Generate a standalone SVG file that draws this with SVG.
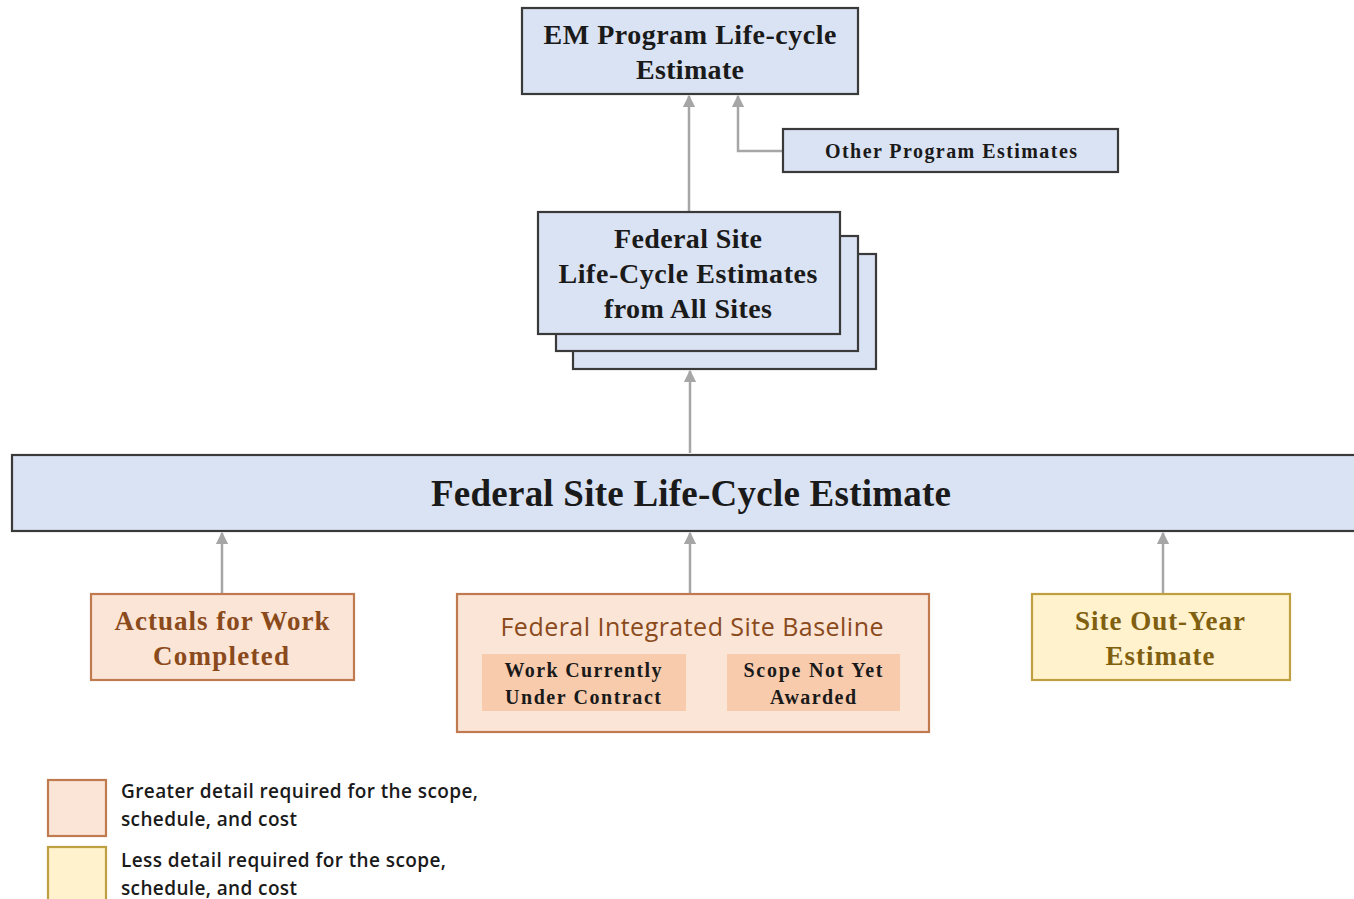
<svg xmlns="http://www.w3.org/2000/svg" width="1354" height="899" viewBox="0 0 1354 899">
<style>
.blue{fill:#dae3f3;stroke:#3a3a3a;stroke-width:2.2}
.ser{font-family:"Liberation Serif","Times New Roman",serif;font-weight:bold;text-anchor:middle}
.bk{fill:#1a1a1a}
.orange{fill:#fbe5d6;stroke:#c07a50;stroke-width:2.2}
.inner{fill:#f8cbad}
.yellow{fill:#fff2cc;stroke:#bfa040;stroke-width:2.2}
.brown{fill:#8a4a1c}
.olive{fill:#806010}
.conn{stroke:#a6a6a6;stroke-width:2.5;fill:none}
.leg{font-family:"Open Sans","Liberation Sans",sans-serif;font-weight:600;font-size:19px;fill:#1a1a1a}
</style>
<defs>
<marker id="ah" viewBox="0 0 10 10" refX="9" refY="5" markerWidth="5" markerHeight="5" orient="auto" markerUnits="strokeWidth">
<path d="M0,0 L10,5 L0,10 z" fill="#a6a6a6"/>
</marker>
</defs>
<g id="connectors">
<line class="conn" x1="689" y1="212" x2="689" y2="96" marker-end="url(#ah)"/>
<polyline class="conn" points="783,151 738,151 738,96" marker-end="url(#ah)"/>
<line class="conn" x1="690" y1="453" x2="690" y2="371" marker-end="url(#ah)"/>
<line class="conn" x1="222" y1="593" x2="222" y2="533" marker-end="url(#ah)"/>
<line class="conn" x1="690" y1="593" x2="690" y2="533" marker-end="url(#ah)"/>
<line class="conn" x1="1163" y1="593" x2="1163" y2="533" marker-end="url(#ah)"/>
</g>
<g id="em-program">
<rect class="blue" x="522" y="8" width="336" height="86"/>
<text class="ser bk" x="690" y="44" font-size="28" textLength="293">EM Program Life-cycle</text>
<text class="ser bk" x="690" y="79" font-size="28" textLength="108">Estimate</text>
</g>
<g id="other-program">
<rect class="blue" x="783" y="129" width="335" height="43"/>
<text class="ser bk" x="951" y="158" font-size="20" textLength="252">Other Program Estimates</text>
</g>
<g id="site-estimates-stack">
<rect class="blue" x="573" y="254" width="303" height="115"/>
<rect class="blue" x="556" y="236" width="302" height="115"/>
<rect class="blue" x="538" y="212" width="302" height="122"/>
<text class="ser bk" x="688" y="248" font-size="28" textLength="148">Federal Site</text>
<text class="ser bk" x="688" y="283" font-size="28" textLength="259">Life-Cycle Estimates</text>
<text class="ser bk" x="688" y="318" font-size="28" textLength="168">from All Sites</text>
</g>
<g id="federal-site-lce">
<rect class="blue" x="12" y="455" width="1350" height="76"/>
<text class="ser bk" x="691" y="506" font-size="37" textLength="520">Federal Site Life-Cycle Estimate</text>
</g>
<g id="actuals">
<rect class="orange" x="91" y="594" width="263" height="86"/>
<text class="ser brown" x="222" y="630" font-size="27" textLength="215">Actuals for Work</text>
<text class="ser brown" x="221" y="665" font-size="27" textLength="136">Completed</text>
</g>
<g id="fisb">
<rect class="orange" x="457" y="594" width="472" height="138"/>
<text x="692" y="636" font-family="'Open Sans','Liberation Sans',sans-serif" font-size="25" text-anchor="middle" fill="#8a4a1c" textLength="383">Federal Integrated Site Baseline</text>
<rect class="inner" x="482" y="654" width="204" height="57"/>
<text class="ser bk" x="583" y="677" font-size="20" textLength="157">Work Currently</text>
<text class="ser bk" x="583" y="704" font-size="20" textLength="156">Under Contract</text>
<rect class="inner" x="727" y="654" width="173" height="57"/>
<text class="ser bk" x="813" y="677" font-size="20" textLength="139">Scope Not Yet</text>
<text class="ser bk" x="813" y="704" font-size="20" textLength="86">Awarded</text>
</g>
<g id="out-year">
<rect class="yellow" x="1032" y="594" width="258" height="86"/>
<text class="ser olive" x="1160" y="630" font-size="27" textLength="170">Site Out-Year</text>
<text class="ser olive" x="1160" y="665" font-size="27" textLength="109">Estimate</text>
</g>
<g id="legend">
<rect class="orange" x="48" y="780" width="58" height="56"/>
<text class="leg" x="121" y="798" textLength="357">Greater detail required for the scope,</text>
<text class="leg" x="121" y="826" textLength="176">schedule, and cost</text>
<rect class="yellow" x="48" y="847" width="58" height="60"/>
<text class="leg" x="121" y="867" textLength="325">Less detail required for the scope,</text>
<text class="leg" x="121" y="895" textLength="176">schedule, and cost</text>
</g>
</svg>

⁂

Write out the listing above again, exactly, but with no pictures in the copy.

Generate a standalone SVG file that draws this with SVG.
<svg xmlns="http://www.w3.org/2000/svg" width="1354" height="899" viewBox="0 0 1354 899">
<style>
.blue{fill:#dae3f3;stroke:#3a3a3a;stroke-width:2.2}
.ser{font-family:"Liberation Serif","Times New Roman",serif;font-weight:bold;text-anchor:middle}
.bk{fill:#1a1a1a}
.orange{fill:#fbe5d6;stroke:#c07a50;stroke-width:2.2}
.inner{fill:#f8cbad}
.yellow{fill:#fff2cc;stroke:#bfa040;stroke-width:2.2}
.brown{fill:#8a4a1c}
.olive{fill:#806010}
.conn{stroke:#a6a6a6;stroke-width:2.5;fill:none}
.leg{font-family:"Open Sans","Liberation Sans",sans-serif;font-weight:600;font-size:19px;fill:#1a1a1a}
</style>
<defs>
<marker id="ah" viewBox="0 0 10 10" refX="9" refY="5" markerWidth="5" markerHeight="5" orient="auto" markerUnits="strokeWidth">
<path d="M0,0 L10,5 L0,10 z" fill="#a6a6a6"/>
</marker>
</defs>
<g id="connectors">
<line class="conn" x1="689" y1="212" x2="689" y2="96" marker-end="url(#ah)"/>
<polyline class="conn" points="783,151 738,151 738,96" marker-end="url(#ah)"/>
<line class="conn" x1="690" y1="453" x2="690" y2="371" marker-end="url(#ah)"/>
<line class="conn" x1="222" y1="593" x2="222" y2="533" marker-end="url(#ah)"/>
<line class="conn" x1="690" y1="593" x2="690" y2="533" marker-end="url(#ah)"/>
<line class="conn" x1="1163" y1="593" x2="1163" y2="533" marker-end="url(#ah)"/>
</g>
<g id="em-program">
<rect class="blue" x="522" y="8" width="336" height="86"/>
<text class="ser bk" x="690" y="44" font-size="28" textLength="293">EM Program Life-cycle</text>
<text class="ser bk" x="690" y="79" font-size="28" textLength="108">Estimate</text>
</g>
<g id="other-program">
<rect class="blue" x="783" y="129" width="335" height="43"/>
<text class="ser bk" x="951" y="158" font-size="20" textLength="252">Other Program Estimates</text>
</g>
<g id="site-estimates-stack">
<rect class="blue" x="573" y="254" width="303" height="115"/>
<rect class="blue" x="556" y="236" width="302" height="115"/>
<rect class="blue" x="538" y="212" width="302" height="122"/>
<text class="ser bk" x="688" y="248" font-size="28" textLength="148">Federal Site</text>
<text class="ser bk" x="688" y="283" font-size="28" textLength="259">Life-Cycle Estimates</text>
<text class="ser bk" x="688" y="318" font-size="28" textLength="168">from All Sites</text>
</g>
<g id="federal-site-lce">
<rect class="blue" x="12" y="455" width="1350" height="76"/>
<text class="ser bk" x="691" y="506" font-size="37" textLength="520">Federal Site Life-Cycle Estimate</text>
</g>
<g id="actuals">
<rect class="orange" x="91" y="594" width="263" height="86"/>
<text class="ser brown" x="222" y="630" font-size="27" textLength="215">Actuals for Work</text>
<text class="ser brown" x="221" y="665" font-size="27" textLength="136">Completed</text>
</g>
<g id="fisb">
<rect class="orange" x="457" y="594" width="472" height="138"/>
<text x="692" y="636" font-family="'Open Sans','Liberation Sans',sans-serif" font-size="25" text-anchor="middle" fill="#8a4a1c" textLength="383">Federal Integrated Site Baseline</text>
<rect class="inner" x="482" y="654" width="204" height="57"/>
<text class="ser bk" x="583" y="677" font-size="20" textLength="157">Work Currently</text>
<text class="ser bk" x="583" y="704" font-size="20" textLength="156">Under Contract</text>
<rect class="inner" x="727" y="654" width="173" height="57"/>
<text class="ser bk" x="813" y="677" font-size="20" textLength="139">Scope Not Yet</text>
<text class="ser bk" x="813" y="704" font-size="20" textLength="86">Awarded</text>
</g>
<g id="out-year">
<rect class="yellow" x="1032" y="594" width="258" height="86"/>
<text class="ser olive" x="1160" y="630" font-size="27" textLength="170">Site Out-Year</text>
<text class="ser olive" x="1160" y="665" font-size="27" textLength="109">Estimate</text>
</g>
<g id="legend">
<rect class="orange" x="48" y="780" width="58" height="56"/>
<text class="leg" x="121" y="798" textLength="357">Greater detail required for the scope,</text>
<text class="leg" x="121" y="826" textLength="176">schedule, and cost</text>
<rect class="yellow" x="48" y="847" width="58" height="60"/>
<text class="leg" x="121" y="867" textLength="325">Less detail required for the scope,</text>
<text class="leg" x="121" y="895" textLength="176">schedule, and cost</text>
</g>
</svg>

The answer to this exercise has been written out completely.